The volume of home re-sales has been on the upswing for four consecutive months.

By Les Christie, CNNMoney.com staff writer
Last Updated: August 21, 2009: 11:04 AM ET

NEW YORK (CNNMoney.com) — Sales of existing homes rose in July for the fourth consecutive month, lending support to economists who argue a recovery is near.

Sales of previously owned single-family homes were up 7.2% compared with June and 5% from July 2008, The National Association of Realtors (NAR) reported Friday. The monthly gain was the largest on record for existing-home sales, which NAR has tracked since 1999. "The housing market has decisively turned for the better," said Lawrence Yun, NAR’s chief economist. "A combination of first-time buyers taking advantage of the housing stimulus tax credit and greatly improved affordability conditions are contributing to higher sales."

July home sales hit an annualized rate of 5.24 million proprieties, marking the first breach of the 5 million annualized rate mark since last September, when they hit 5.1 million.
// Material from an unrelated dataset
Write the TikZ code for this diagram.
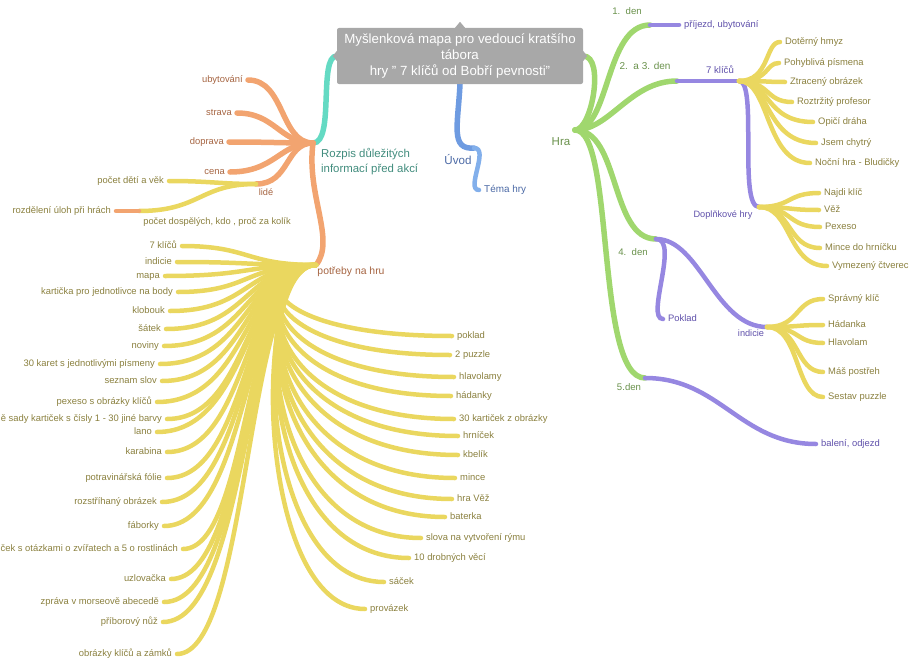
\documentclass[tikz,border=0pt]{standalone}
\usepackage{fontspec}
\setmainfont{Liberation Sans}
\usetikzlibrary{backgrounds}
\definecolor{corange}{RGB}{242,164,112}
\definecolor{cyel}{RGB}{234,215,95}
\definecolor{cteal}{RGB}{100,218,195}
\definecolor{cgreen}{RGB}{160,215,110}
\definecolor{cpurp}{RGB}{150,135,225}
\definecolor{cblue}{RGB}{110,155,225}
\definecolor{cblueb}{RGB}{130,175,235}
\definecolor{cgray}{RGB}{168,168,168}
\definecolor{tyel}{RGB}{138,128,62}
\definecolor{torg}{RGB}{165,100,65}
\definecolor{tteal}{RGB}{65,140,125}
\definecolor{tgreen}{RGB}{105,145,75}
\definecolor{tpurp}{RGB}{95,80,170}
\definecolor{tblue}{RGB}{75,105,165}
\tikzset{
  br/.style={line width=4.5pt, line cap=round},
  bigbr/.style={line width=5.5pt, line cap=round},
  lbl/.style={inner sep=0pt, font=\fontsize{9.4}{10}\selectfont, text height=7pt, text depth=2pt},
  leafE/.style={lbl, anchor=east, inner xsep=5pt},
  leafW/.style={lbl, anchor=west, inner xsep=5pt},
}
\begin{document}
\begin{tikzpicture}[x=1pt,y=-1pt]
\useasboundingbox (0,0) rectangle (918,661);

% central node
\node[fill=cgray, rounded corners=2pt, minimum width=246pt, minimum height=56pt,
      align=center, text=white, inner sep=0pt, font=\fontsize{13.3}{16}\selectfont]
      (root) at (460,56) {Myšlenková mapa pro vedoucí kratšího\\tábora\\hry " 7 klíčů od Bobří pevnosti"};
\fill[cgray] (root.north) ++(-5,0) -- ++(5,-6) -- ++(5,6) -- cycle;
\fill[cgray] (root.west) ++(0,-5) -- ++(-4,5) -- ++(4,5) -- cycle;
\fill[cgray] (root.east) ++(0,-5) -- ++(4,5) -- ++(-4,5) -- cycle;

% coordinates of inner nodes
\coordinate (rozpis) at (313,143);
\coordinate (lide) at (256,184);
\coordinate (dosp) at (139,211);
\coordinate (need) at (316,265);
\coordinate (hra) at (575,130);
\coordinate (d1) at (650,25);
\coordinate (d23) at (677,81);
\coordinate (k7) at (739,81);
\coordinate (dh) at (759,207);
\coordinate (d4) at (656,239);
\coordinate (ind) at (767,327);
\coordinate (d5) at (645,378);
\coordinate (uvod) at (474,148);

% labels of inner nodes
\node[inner sep=0pt, anchor=north west, align=left, text=tteal, font=\fontsize{11.4}{15}\selectfont] (Lrozpis) at (321,148) {Rozpis důležitých\\informací před akcí};
\node[lbl, text=torg, font=\fontsize{9.2}{10}\selectfont] (Llide) at (266,193) {lidé};
\node[lbl, text=tyel, font=\fontsize{9.3}{10}\selectfont] (Ldosp) at (217,222) {počet dospělých, kdo , proč za kolík};
\node[lbl, text=torg, font=\fontsize{10.4}{11}\selectfont] (Lneed) at (351,272) {potřeby na hru};
\node[inner sep=0pt, text=tgreen, font=\fontsize{11.5}{12}\selectfont] (Lhra) at (561,142) {Hra};
\node[lbl, text=tgreen, font=\fontsize{9.6}{10}\selectfont] (L1) at (627,12) {1.\ \ den};
\node[lbl, text=tgreen, font=\fontsize{10}{10}\selectfont] (L23) at (645,67) {2.\ \ a 3. den};
\node[lbl, text=tpurp, font=\fontsize{9.6}{10}\selectfont] (Lk7) at (720,71) {7 klíčů};
\node[lbl, text=tpurp, font=\fontsize{9.2}{10}\selectfont] (Ldh) at (723,215) {Doplňkové hry};
\node[lbl, text=tgreen, font=\fontsize{9.6}{10}\selectfont] (L4) at (633,253) {4.\ \ den};
\node[lbl, text=tpurp, font=\fontsize{9.2}{10}\selectfont] (Lind) at (751,334) {indicie};
\node[lbl, text=tgreen, font=\fontsize{9.6}{10}\selectfont] (L5) at (629,388) {5.den};
\node[inner sep=0pt, text=tblue, font=\fontsize{11.6}{12}\selectfont] (Luvod) at (458,160) {Úvod};

% single leaves
\node[leafE, text=torg] (ub) at (248,80) {ubytování};
\node[leafE, text=torg] (strava) at (237,113) {strava};
\node[leafE, text=torg] (doprava) at (229,142) {doprava};
\node[leafE, text=torg] (cena) at (230,172) {cena};
\node[leafE, text=tyel] (deti) at (169,181) {počet dětí a věk};
\node[leafE, text=tyel] (rozd) at (116,211) {rozdělení úloh při hrách};
\node[leafW, text=tpurp] (prij) at (679,25) {příjezd, ubytování};
\node[leafW, text=tpurp] (poklad) at (663,319) {Poklad};
\node[leafW, text=tpurp] (baleni) at (816,444) {balení, odjezd};
\node[leafW, text=tblue, font=\fontsize{9.9}{10}\selectfont] (tema) at (479,190) {Téma hry};

\begin{scope}[on background layer]
% first level
\draw[bigbr, cteal] (root.west) .. controls (318,56) and (335,143) .. (rozpis);
\draw[bigbr, cgreen] (root.east) .. controls (605,56) and (592,130) .. (hra);
\draw[bigbr, cblue] (root.south) .. controls (458,125) and (450,150) .. (uvod);
\end{scope}

% orange
\draw[bigbr, corange] (rozpis) .. controls (280,143) and (285,80) .. (ub.east);
\draw[bigbr, corange] (rozpis) .. controls (280,143) and (275,113) .. (strava.east);
\draw[bigbr, corange] (rozpis) .. controls (280,143) and (270,142) .. (doprava.east);
\draw[bigbr, corange] (rozpis) .. controls (280,143) and (275,172) .. (cena.east);
\draw[bigbr, corange] (rozpis) .. controls (285,143) and (290,184) .. (lide);
\draw[bigbr, corange] (rozpis) .. controls (306,195) and (336,240) .. (need);
\draw[br, cyel] (lide) .. controls (220,184) and (210,181) .. (deti.east);
\draw[br, cyel] (lide) .. controls (200,184) and (200,211) .. (dosp);
\draw[br, corange] (dosp) -- (rozd.east);

% yellow left leaves of potreby
\foreach \t/\x/\y [count=\i] in {
 {7 klíčů}/182/246, {indicie}/177/262, {mapa}/165/276,
 {kartička pro jednotlivce na body}/178/292, {klobouk}/170/311,
 {šátek}/166/329, {noviny}/164/346, {30 karet s jednotlivými písmeny}/160/364,
 {seznam slov}/162/381, {pexeso s obrázky klíčů}/157/402,
 {ě sady kartiček s čísly 1 - 30 jiné barvy}/167/419, {lano}/157/432,
 {karabina}/167/452, {potravinářská fólie}/167/478, {rozstříhaný obrázek}/162/502,
 {fáborky}/164/526, {ček s otázkami o zvířatech a 5 o rostlinách}/183/549,
 {uzlovačka}/171/579, {zpráva v morseově abecedě}/164/602,
 {příborový nůž}/163/622, {obrázky klíčů a zámků}/177/654} {
  \node[leafE, text=tyel] (yl\i) at (\x,\y) {\t};
  \draw[br, cyel] (need) .. controls (245,265) and (250,\y) .. (yl\i.east);
}
% yellow right leaves of potreby
\foreach \t/\x/\y [count=\i] in {
 {poklad}/452/336, {2 puzzle}/450/355, {hlavolamy}/454/377, {hádanky}/451/396,
 {30 kartiček z obrázky}/454/419, {hrníček}/458/436, {kbelík}/458/455,
 {mince}/455/478, {hra Věž}/452/499, {baterka}/445/517,
 {slova na vytvoření rýmu}/421/538, {10 drobných věcí}/409/558,
 {sáček}/384/582, {provázek}/365/609} {
  \node[leafW, text=tyel] (yr\i) at (\x,\y) {\t};
  \draw[br, cyel] (need) .. controls (250,265) and (255,\y) .. (yr\i.west);
}

% green
\draw[bigbr, cgreen] (hra) .. controls (610,130) and (605,25) .. (d1);
\draw[bigbr, cgreen] (hra) .. controls (610,130) and (630,81) .. (d23);
\draw[bigbr, cgreen] (hra) .. controls (620,130) and (610,239) .. (d4);
\draw[bigbr, cgreen] (hra) .. controls (615,130) and (595,378) .. (d5);

% purple
\draw[br, cpurp] (d1) -- (prij.west);
\draw[br, cpurp] (d23) -- (k7);
\draw[br, cpurp] (k7) .. controls (758,81) and (738,207) .. (dh);
\draw[br, cpurp] (d4) .. controls (680,239) and (645,319) .. (poklad.west);
\draw[br, cpurp] (d4) .. controls (700,239) and (715,327) .. (ind);
\draw[br, cpurp] (d5) .. controls (720,378) and (740,444) .. (baleni.west);

% light blue
\draw[br, cblueb] (uvod) .. controls (490,148) and (465,190) .. (tema.west);

% yellow of 7 klicu
\foreach \t/\x/\y [count=\i] in {
 {Dotěrný hmyz}/780/42, {Pohyblivá písmena}/779/63, {Ztracený obrázek}/785/82,
 {Roztržitý profesor}/792/102, {Opičí dráha}/813/122, {Jsem chytrý}/816/143,
 {Noční hra - Bludičky}/810/163} {
  \node[leafW, text=tyel] (ka\i) at (\x,\y) {\t};
  \draw[br, cyel] (k7) .. controls (770,81) and (765,\y) .. (ka\i.west);
}
% yellow of Doplnkove hry
\foreach \t/\x/\y [count=\i] in {
 {Najdi klíč}/819/193, {Věž}/819/210, {Pexeso}/820/227,
 {Mince do hrníčku}/820/248, {Vymezený čtverec}/827/266} {
  \node[leafW, text=tyel] (dp\i) at (\x,\y) {\t};
  \draw[br, cyel] (dh) .. controls (792,207) and (787,\y) .. (dp\i.west);
}
% yellow of indicie
\foreach \t/\x/\y [count=\i] in {
 {Správný klíč}/823/299, {Hádanka}/823/325, {Hlavolam}/823/343,
 {Máš postřeh}/823/372, {Sestav puzzle}/823/397} {
  \node[leafW, text=tyel] (in\i) at (\x,\y) {\t};
  \draw[br, cyel] (ind) .. controls (800,327) and (795,\y) .. (in\i.west);
}
\end{tikzpicture}
\end{document}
Since then, they have stayed in a very narrow range, bouncing between between January’s low of 4.49 million and October’s high of 4.94 million.

The July performance far exceeded expectations: A consensus of real estate experts had forecast sales of 5 million.

Of course, homes should be selling. Prices have fallen more than 32% from their peaks, set in the summer of 2006. Plus, mortgage rates near historic lows makes the cost of purchasing a home lower than they’ve been in nearly 20 years.

"In some recovering markets like San Diego, Las Vegas, Phoenix and Orlando, the demand for foreclosed and lower priced homes has spiked, and a lack of inventory is becoming a common complaint," Yun said.

Overall though, the national inventory rose by more than 7% to 4.09 million units. That will continue to keep prices low, according to Mike Larson, a housing analyst with Weiss Research.

"There’s a bifurcation of the market," he said. "There’s excess supply putting downward pressure on prices and people respond to the lower prices by buying homes."

Housing is its most affordable in many years, he pointed out. "Falling prices is not part of the problem, they’re part of the solution," he said.

Hurting home sales have been stubborn increases in job losses. More than 6.7 million jobs have been lost since the beginning of 2008.

That’s one reason why Robert Dye, a senior economist for PNC Financial Services (PNC, Fortune 500), is keeping his optimism in check.

"I wouldn’t go overboard on this number," he said. "The economy is still healing and will continue to run into some bumps. But it does bode very well for the future and shows buyer confidence is increasing."

There is one potential bump, however: The looming end of the first-time homebuyers credit. The credit gave first-time homebuyers an up to $8,000 refund on their taxes if they close on a deal before Dec. 1. That credit has been motivating buyers, and when it expires, demand could dry up.

"Just like with the cash-for-clunkers program, we run the risk of a letdown as the program runs its course," Dye said.